The Paducah cleanup was expected to be hastened when DOE named a separate overseer, but critics say DOE is still slowing the work.
By Joe Walker email@example.com
The department missed a July 15 deadline to approve starting preliminary design of a project to convert into safer material about 54,000 spent uranium hexafluoride (UF6) cylinders at Paducah and its closed sister plant in Piketon, Ohio. Each passing day lessens the time that contractor Uranium Disposition Services has to meet a congressional milestone of starting groundbreaking a year from now.
"We haven't gotten an explanation for the delay, just that it's at DOE headquarters in Washington," said Dick Veazey, UDS project manager. "I think there is some uncertainty on their part as to what approval level it would take to do that. Our only concern is that if we don't get started soon, it could result in a slip in schedule."
In early 2002, DOE named Bill Murphie to oversee plant cleanup at Paducah and Piketon amid attempts to reach an agreement with state and federal environmental regulators to hasten the process. Last week, Congress chastised all those involved for lack of cooperation, and DOE faces a potential $26 million cut in cleanup spending at Paducah because of it.
When Murphie took the job, the Kentucky congressional delegation added pressure on DOE to eliminate a huge layer of bureaucracy by removing the plants from control of its sprawling Oak Ridge, Tenn., operations office. The idea was to give Murphie direct accountability to DOE headquarters in Washington, D.C.
The Energy Department finally formalized the plan two months ago by establishing a Lexington office between Paducah and Piketon and nearer state regulators in Frankfort. Ken Wheeler, chairman of the Greater Paducah Economic Development Council, said his organization is disappointed in the results since Murphie was appointed. Wheeler said he is impressed with Murphie and his efforts but concerned that the huge DOE bureaucracy hasn't changed.
"What irks me is, the community was certainly led to believe the new office would help accelerate the cleanup activities," he said. "Frankly, so far, we've seen no evidence of that."
Attempts to reach Murphie on Thursday were unsuccessful. DOE spokeswoman Dolline Hatchett said she could not respond because the appropriate department officials were unavailable.
Congress mandated the conversion project in 1998, but the Office of Management and Budget argued that only one plant was needed, and some DOE officials claimed the law did not require construction of even one plant. After four years of delays, Congress passed strongly worded language last summer giving DOE about a month to award a contract.
The new legislation requires construction to start by July 31, 2004, six months after the date set in the original law. It also requires DOE to seek adequate annual funding to ensure completion of the project, estimated at $1 billion to build two plants and run them about 20 years.

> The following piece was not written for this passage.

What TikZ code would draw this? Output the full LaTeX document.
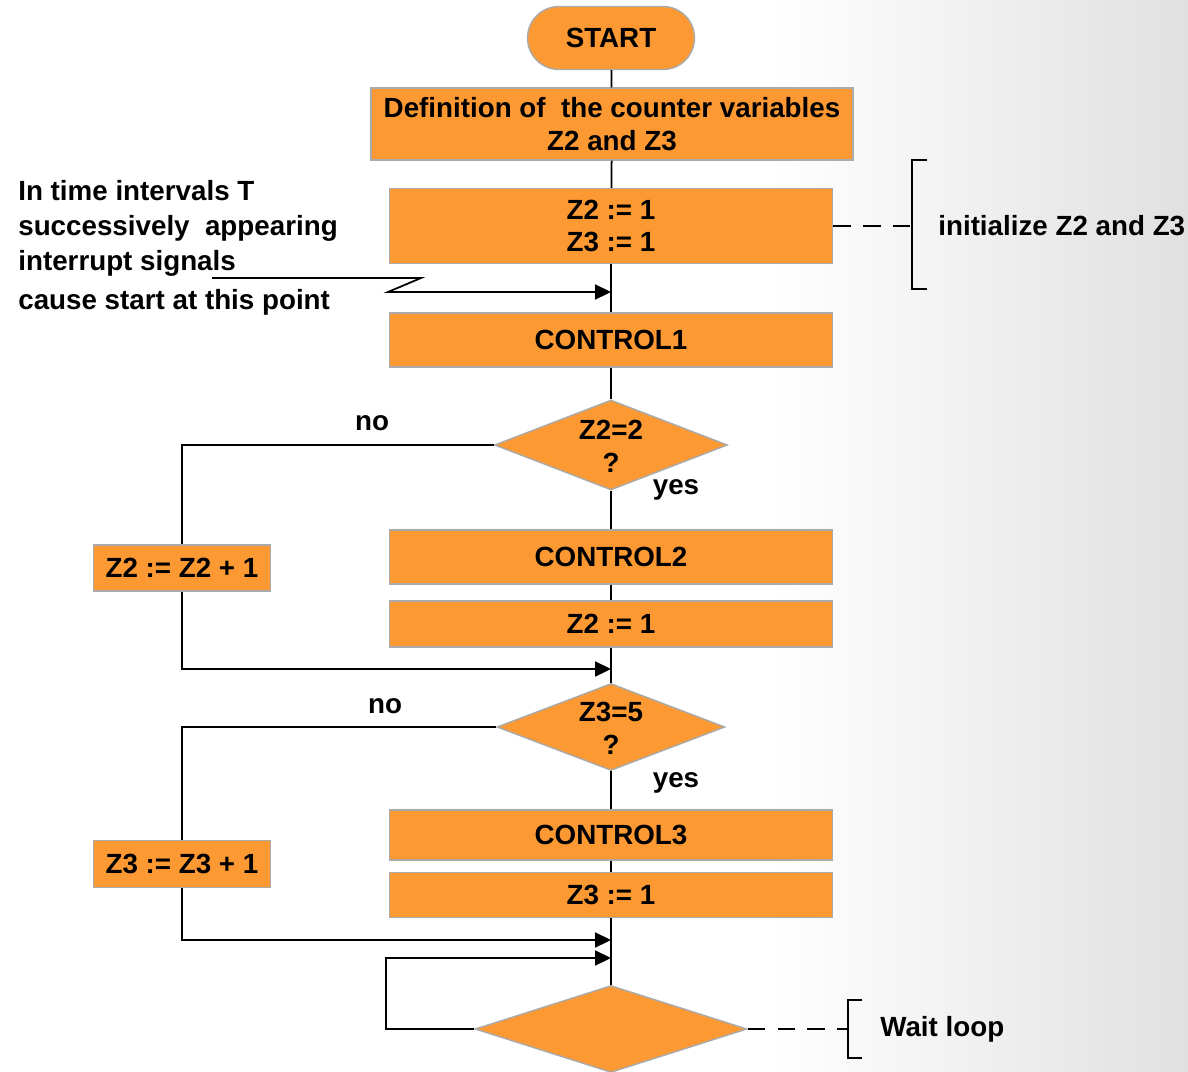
\documentclass[tikz,border=0pt]{standalone}
\usepackage{fontspec}
\setmainfont{Liberation Sans}
\usetikzlibrary{shapes.geometric,arrows.meta}
\definecolor{boxorange}{RGB}{253,153,51}
\definecolor{boxedge}{RGB}{170,170,170}
\tikzset{
  box/.style={draw=boxedge, fill=boxorange, line width=0.8pt, inner sep=0pt,
    align=center, minimum width=8.86cm},
  sidebox/.style={box, minimum width=3.54cm, minimum height=0.92cm},
  decision/.style={diamond, draw=boxedge, fill=boxorange, line width=0.8pt,
    inner sep=0pt, align=center, shape aspect=2.6},
  label/.style={inner sep=0pt},
  flow/.style={line width=1pt},
  merge/.style={flow, -{Triangle[length=9pt,width=8.5pt]}},
  hint/.style={line width=1pt, dash pattern=on 10pt off 7pt},
}
\begin{document}
\begin{tikzpicture}[x=0.02cm, y=-0.02cm,
    font=\fontsize{15.8}{18.7}\selectfont\bfseries]
  \useasboundingbox (0,0) rectangle (1188,1072);
  % background
  \fill[white] (0,0) rectangle (1188,1072);
  \shade[left color=white, right color=black!12] (770,0) rectangle (1188,1072);
  % main column
  \node[box, rounded corners=0.63cm, minimum width=3.34cm, minimum height=1.26cm] (start) at (611,38) {START};
  \node[box, minimum width=9.64cm, minimum height=1.44cm] (def) at (612,124) {Definition of\ \ the counter variables\\Z2 and Z3};
  \node[box, minimum height=1.5cm] (init) at (611,226) {Z2 := 1\\Z3 := 1};
  \node[box, minimum height=1.08cm] (ctrl1) at (611,340) {CONTROL1};
  \node[decision, minimum width=4.66cm, minimum height=1.8cm] (testa) at (611,445) {\\[-6pt]Z2=2\\?};
  \node[box, minimum height=1.08cm] (ctrl2) at (611,557) {CONTROL2};
  \node[box, minimum height=0.92cm] (resa) at (611,624) {Z2 := 1};
  \node[decision, minimum width=4.56cm, minimum height=1.74cm] (testb) at (611,727) {\\[-6pt]Z3=5\\?};
  \node[box, minimum height=1.0cm] (ctrl3) at (611,835) {CONTROL3};
  \node[box, minimum height=0.9cm] (resb) at (611,895) {Z3 := 1};
  \node[decision, minimum width=5.44cm, minimum height=1.74cm] (wait) at (611,1029) {};
  % side boxes
  \node[sidebox] (inca) at (182,568) {Z2 := Z2 + 1};
  \node[sidebox, minimum height=0.94cm] (incb) at (182,864) {Z3 := Z3 + 1};
  % labels
  \node[label] (noa) at (372,423) {no};
  \node[label] (yesa) at (676,490) {yes};
  \node[label] (nob) at (385,706) {no};
  \node[label] (yesb) at (676,783) {yes};
  \node[label, anchor=north west, align=left] (irqtext) at (18,180)
    {In time intervals T\\[1.3pt]successively\ \ appearing\\[1.3pt]interrupt signals\\[3.5pt]cause start at this point};
  \node[label, anchor=west] (inittext) at (938,226) {initialize Z2 and Z3};
  \node[label, anchor=west] (waittext) at (880,1029) {Wait loop};
  % merge points
  \coordinate (irq) at (611,292);
  \coordinate (ma) at (611,669);
  \coordinate (mb) at (611,940);
  \coordinate (mc) at (611,958);
  % connectors
  \draw[flow] (start) -- (def);
  \draw[flow] (def) -- (init);
  \draw[flow] (init) -- (ctrl1);
  \draw[flow] (ctrl1) -- (testa);
  \draw[flow] (testa) -- (ctrl2);
  \draw[flow] (ctrl2) -- (resa);
  \draw[flow] (resa) -- (testb);
  \draw[flow] (testb) -- (ctrl3);
  \draw[flow] (ctrl3) -- (resb);
  \draw[flow] (resb) -- (wait);
  % no branches
  \draw[flow] (testa.west) -| (inca.north);
  \draw[merge] (inca.south) |- (ma);
  \draw[flow] (testb.west) -| (incb.north);
  \draw[merge] (incb.south) |- (mb);
  % wait loop
  \coordinate (loop) at (386,1029);
  \draw[merge] (wait.west) -- (loop) |- (mc);
  % interrupt entry
  \coordinate (irqa) at (212,278);
  \coordinate (irqb) at (421,278);
  \coordinate (irqc) at (388,292);
  \draw[merge] (irqa) -- (irqb) -- (irqc) -- (irq);
  % brackets
  \coordinate (inittick) at (912,226);
  \draw[hint] (init.east) -- (inittick);
  \draw[line width=1pt] (927,160) -- (912,160) -- (912,289) -- (927,289);
  \coordinate (waittick) at (848,1029);
  \draw[hint] (wait.east) -- (waittick);
  \draw[line width=1pt] (862,1000) -- (848,1000) -- (848,1058) -- (862,1058);
\end{tikzpicture}
\end{document}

Each plant is expected to create hundreds of construction jobs and about 150 long-term jobs converting billions of pounds of hazardous, corrosive material. There are about 38,000 cylinders at Paducah and about 16,000 at Piketon.
DOE requested $45 million for the Paducah conversion plant in fiscal year 2004, which starts Oct. 1. A House bill met that request, and a Senate bill added $10 million. The difference will be worked out by the conference committee.